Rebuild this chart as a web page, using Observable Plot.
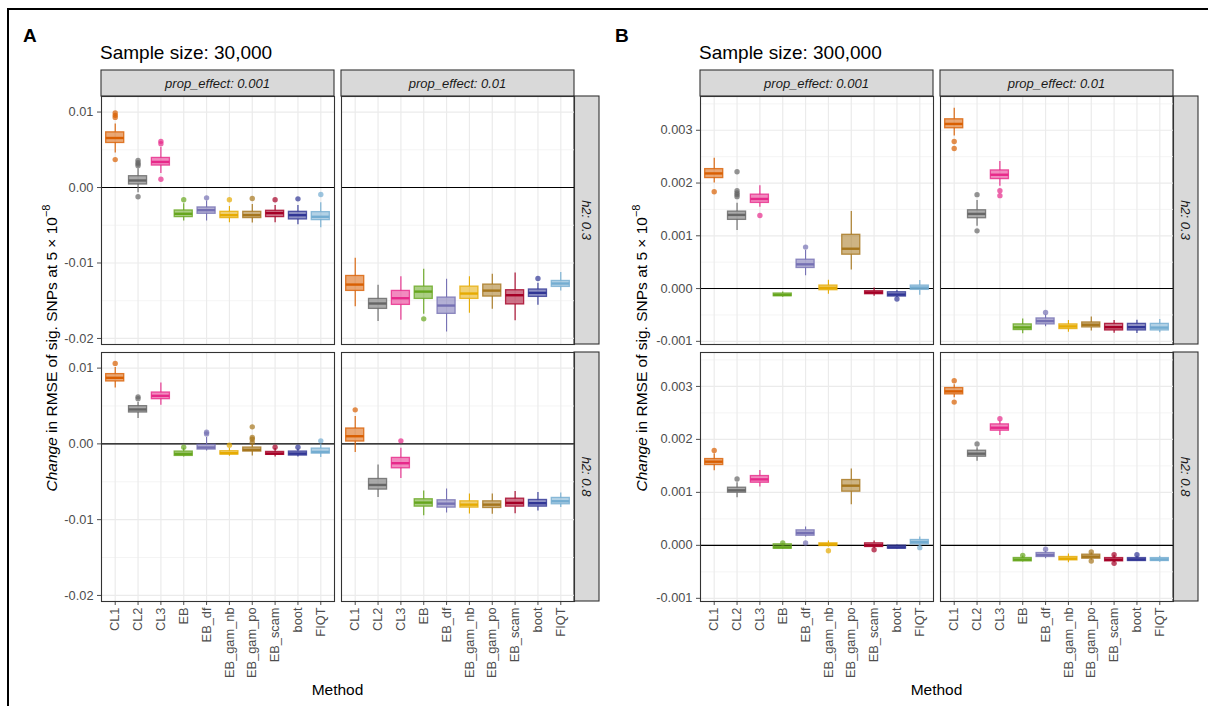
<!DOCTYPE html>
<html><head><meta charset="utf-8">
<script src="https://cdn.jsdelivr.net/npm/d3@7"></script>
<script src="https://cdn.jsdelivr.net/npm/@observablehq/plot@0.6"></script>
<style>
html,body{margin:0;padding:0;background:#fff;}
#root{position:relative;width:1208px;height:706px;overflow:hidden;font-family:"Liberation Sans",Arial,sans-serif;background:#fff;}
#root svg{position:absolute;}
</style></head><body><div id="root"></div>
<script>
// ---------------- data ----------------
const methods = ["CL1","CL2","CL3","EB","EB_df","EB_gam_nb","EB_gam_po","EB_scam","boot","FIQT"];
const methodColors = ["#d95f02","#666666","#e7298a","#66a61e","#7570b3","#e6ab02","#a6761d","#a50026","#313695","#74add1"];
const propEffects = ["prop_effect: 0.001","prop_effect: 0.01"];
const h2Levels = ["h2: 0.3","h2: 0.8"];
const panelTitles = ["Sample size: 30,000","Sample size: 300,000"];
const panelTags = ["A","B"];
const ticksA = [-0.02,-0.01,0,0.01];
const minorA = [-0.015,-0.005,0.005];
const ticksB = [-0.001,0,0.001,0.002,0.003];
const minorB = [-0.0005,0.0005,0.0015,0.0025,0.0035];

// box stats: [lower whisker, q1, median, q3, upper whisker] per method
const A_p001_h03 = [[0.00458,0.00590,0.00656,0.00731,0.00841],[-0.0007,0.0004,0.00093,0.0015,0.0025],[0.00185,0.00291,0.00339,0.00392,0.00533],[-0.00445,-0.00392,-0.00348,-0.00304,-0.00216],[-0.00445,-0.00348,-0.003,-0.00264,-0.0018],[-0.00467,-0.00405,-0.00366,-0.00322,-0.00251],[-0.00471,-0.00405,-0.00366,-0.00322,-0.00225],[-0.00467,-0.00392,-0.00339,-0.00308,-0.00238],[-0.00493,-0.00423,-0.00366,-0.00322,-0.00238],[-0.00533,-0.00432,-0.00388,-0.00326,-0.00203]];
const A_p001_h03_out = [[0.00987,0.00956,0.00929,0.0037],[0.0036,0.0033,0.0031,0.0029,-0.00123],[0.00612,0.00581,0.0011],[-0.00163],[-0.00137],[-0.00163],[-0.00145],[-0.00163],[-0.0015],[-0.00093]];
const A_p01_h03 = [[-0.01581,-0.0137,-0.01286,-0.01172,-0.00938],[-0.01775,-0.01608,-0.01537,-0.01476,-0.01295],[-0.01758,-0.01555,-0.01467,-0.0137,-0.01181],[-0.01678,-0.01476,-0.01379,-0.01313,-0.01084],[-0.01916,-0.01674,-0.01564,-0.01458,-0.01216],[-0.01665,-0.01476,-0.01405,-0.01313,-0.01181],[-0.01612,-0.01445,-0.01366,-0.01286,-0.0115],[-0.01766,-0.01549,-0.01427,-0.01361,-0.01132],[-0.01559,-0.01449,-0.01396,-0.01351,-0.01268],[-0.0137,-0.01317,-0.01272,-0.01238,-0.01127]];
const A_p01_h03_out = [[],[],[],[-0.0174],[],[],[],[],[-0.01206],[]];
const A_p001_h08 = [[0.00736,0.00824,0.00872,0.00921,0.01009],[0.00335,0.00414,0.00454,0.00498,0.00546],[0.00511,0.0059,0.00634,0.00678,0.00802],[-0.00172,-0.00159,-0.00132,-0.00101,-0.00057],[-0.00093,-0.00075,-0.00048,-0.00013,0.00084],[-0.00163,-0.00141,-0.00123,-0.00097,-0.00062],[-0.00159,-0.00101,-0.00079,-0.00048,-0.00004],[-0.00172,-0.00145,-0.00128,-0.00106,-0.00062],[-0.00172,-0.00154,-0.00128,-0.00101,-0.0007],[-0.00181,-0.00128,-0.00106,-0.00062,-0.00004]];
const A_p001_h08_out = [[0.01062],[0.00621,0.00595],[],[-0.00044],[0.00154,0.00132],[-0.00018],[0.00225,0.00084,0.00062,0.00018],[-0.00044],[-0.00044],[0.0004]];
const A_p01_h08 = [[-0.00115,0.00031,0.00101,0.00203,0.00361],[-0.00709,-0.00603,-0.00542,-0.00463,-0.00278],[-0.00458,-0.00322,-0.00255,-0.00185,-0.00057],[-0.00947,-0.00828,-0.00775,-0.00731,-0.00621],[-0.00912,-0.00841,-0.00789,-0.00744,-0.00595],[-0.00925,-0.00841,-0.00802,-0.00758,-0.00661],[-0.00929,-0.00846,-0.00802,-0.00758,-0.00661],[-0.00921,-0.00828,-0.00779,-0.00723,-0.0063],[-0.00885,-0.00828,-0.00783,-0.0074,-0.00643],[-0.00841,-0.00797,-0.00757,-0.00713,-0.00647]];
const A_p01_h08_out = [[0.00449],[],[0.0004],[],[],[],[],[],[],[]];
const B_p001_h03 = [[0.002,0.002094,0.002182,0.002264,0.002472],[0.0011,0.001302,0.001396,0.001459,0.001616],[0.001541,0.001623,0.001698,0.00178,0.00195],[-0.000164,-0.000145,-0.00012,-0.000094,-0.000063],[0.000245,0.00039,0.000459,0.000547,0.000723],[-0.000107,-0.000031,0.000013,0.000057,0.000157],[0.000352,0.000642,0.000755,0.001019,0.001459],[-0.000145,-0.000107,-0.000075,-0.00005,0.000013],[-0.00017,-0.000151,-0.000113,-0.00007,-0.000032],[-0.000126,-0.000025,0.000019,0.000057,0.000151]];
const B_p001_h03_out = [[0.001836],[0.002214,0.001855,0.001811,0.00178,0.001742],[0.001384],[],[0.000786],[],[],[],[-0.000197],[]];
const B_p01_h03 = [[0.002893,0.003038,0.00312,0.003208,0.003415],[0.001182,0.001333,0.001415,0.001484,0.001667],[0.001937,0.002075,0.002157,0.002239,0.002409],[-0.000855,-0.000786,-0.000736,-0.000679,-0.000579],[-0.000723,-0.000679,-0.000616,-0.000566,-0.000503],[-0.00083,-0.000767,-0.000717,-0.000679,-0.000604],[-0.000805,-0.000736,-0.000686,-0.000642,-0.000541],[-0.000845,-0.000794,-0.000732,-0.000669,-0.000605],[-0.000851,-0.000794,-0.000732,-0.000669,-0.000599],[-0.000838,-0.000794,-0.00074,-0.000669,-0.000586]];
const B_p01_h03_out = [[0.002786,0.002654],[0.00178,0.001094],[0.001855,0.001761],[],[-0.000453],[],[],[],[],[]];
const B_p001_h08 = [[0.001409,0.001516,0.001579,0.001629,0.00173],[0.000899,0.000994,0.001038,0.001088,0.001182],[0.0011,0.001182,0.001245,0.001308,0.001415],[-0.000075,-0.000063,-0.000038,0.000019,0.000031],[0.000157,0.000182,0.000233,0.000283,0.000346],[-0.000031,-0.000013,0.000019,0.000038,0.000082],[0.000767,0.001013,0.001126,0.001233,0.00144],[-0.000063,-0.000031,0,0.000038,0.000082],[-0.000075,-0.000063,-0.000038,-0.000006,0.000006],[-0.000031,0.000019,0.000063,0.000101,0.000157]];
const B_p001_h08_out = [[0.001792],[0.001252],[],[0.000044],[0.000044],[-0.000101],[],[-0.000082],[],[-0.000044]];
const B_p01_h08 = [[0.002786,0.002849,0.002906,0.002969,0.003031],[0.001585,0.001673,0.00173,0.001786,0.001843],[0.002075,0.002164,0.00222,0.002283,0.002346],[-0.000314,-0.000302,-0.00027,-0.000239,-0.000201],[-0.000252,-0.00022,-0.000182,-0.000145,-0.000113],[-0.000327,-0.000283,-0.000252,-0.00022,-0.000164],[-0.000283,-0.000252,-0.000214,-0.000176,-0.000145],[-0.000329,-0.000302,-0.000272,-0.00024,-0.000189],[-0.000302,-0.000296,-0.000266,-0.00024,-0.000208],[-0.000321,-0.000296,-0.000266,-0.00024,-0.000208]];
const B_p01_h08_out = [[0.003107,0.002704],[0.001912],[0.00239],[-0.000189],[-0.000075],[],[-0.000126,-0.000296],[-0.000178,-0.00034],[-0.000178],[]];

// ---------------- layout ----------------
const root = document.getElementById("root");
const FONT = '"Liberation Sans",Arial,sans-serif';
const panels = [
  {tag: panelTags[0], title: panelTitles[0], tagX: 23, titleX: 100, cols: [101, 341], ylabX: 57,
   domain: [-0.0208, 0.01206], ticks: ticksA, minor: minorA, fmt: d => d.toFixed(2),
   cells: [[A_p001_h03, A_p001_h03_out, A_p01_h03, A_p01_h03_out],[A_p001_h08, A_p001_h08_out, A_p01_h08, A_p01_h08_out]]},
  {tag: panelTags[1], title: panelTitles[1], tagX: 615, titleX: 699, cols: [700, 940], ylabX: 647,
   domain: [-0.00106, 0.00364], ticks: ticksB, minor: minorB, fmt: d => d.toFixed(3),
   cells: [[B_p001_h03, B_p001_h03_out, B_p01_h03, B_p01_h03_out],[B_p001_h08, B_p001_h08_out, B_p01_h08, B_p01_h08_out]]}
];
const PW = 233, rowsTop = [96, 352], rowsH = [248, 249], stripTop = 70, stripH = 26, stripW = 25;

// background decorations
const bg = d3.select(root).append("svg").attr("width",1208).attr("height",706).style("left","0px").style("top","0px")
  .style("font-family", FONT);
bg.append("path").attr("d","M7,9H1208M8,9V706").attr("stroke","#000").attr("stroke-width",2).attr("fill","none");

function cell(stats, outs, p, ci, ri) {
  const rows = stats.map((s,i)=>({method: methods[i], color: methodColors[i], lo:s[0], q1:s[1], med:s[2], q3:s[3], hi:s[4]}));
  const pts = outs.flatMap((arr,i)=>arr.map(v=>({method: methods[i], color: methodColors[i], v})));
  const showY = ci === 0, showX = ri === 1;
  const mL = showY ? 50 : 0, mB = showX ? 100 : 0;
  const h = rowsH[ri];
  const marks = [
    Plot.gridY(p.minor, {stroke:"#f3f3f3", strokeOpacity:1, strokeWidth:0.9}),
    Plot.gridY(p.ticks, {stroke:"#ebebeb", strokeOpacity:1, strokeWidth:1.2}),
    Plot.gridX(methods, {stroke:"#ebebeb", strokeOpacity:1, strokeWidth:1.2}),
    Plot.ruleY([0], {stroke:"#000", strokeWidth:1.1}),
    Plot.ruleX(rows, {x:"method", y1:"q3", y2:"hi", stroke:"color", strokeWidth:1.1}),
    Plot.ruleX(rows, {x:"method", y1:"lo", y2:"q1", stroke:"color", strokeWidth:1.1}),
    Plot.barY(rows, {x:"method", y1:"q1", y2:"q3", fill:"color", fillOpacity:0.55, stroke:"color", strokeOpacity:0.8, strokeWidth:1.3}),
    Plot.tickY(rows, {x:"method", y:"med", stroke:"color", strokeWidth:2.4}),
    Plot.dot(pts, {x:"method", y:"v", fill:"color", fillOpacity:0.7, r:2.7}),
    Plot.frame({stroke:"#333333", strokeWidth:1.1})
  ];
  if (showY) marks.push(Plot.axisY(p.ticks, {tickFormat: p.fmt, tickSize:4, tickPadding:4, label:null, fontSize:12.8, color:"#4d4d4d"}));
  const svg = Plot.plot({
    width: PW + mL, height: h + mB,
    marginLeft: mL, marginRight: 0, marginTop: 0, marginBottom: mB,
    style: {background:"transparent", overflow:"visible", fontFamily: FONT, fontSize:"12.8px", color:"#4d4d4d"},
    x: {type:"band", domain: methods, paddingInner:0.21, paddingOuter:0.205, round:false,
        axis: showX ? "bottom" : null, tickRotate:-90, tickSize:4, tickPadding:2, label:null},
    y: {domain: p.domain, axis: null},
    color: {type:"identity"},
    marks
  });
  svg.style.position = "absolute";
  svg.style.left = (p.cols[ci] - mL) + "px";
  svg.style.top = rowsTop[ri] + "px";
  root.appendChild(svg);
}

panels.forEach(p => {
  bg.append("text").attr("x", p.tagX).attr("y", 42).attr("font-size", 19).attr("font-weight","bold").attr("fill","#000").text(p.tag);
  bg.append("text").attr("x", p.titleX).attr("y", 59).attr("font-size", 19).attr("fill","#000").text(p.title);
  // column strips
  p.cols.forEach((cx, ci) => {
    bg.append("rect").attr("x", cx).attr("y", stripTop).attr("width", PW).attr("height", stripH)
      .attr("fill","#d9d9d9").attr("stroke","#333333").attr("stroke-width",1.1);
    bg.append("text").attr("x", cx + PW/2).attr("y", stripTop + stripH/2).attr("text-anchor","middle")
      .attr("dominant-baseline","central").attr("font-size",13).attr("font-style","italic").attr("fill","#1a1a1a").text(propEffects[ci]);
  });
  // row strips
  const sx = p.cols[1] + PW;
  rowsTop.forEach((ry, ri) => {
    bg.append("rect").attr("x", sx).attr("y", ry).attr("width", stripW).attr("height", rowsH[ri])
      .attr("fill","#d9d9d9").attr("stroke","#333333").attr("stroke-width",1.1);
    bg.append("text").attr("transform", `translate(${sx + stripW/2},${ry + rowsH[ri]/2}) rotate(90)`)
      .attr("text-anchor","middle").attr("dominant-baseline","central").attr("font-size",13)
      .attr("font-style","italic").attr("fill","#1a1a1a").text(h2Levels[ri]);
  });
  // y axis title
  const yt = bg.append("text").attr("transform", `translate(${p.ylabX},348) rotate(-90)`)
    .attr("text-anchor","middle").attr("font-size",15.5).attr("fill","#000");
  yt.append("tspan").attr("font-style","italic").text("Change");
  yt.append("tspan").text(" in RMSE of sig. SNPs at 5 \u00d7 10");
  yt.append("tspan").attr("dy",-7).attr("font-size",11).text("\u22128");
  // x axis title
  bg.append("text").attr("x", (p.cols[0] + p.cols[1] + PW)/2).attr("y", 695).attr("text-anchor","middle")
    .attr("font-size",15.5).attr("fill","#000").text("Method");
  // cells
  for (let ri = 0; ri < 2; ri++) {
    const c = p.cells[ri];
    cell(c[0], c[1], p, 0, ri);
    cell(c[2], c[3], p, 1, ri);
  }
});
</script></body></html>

☆ ☆ ☆ ☆ ☆

Given instruction =>
Please repeat exactly the data above from its first line to the line that contains "const minorB = [-0.0005,0.0005,0.0015,0.0025,0.0035];", inclusive, and leave every picture out.

Task output =>
Rebuild this chart as a web page, using Observable Plot.
<!DOCTYPE html>
<html><head><meta charset="utf-8">
<script src="https://cdn.jsdelivr.net/npm/d3@7"></script>
<script src="https://cdn.jsdelivr.net/npm/@observablehq/plot@0.6"></script>
<style>
html,body{margin:0;padding:0;background:#fff;}
#root{position:relative;width:1208px;height:706px;overflow:hidden;font-family:"Liberation Sans",Arial,sans-serif;background:#fff;}
#root svg{position:absolute;}
</style></head><body><div id="root"></div>
<script>
// ---------------- data ----------------
const methods = ["CL1","CL2","CL3","EB","EB_df","EB_gam_nb","EB_gam_po","EB_scam","boot","FIQT"];
const methodColors = ["#d95f02","#666666","#e7298a","#66a61e","#7570b3","#e6ab02","#a6761d","#a50026","#313695","#74add1"];
const propEffects = ["prop_effect: 0.001","prop_effect: 0.01"];
const h2Levels = ["h2: 0.3","h2: 0.8"];
const panelTitles = ["Sample size: 30,000","Sample size: 300,000"];
const panelTags = ["A","B"];
const ticksA = [-0.02,-0.01,0,0.01];
const minorA = [-0.015,-0.005,0.005];
const ticksB = [-0.001,0,0.001,0.002,0.003];
const minorB = [-0.0005,0.0005,0.0015,0.0025,0.0035];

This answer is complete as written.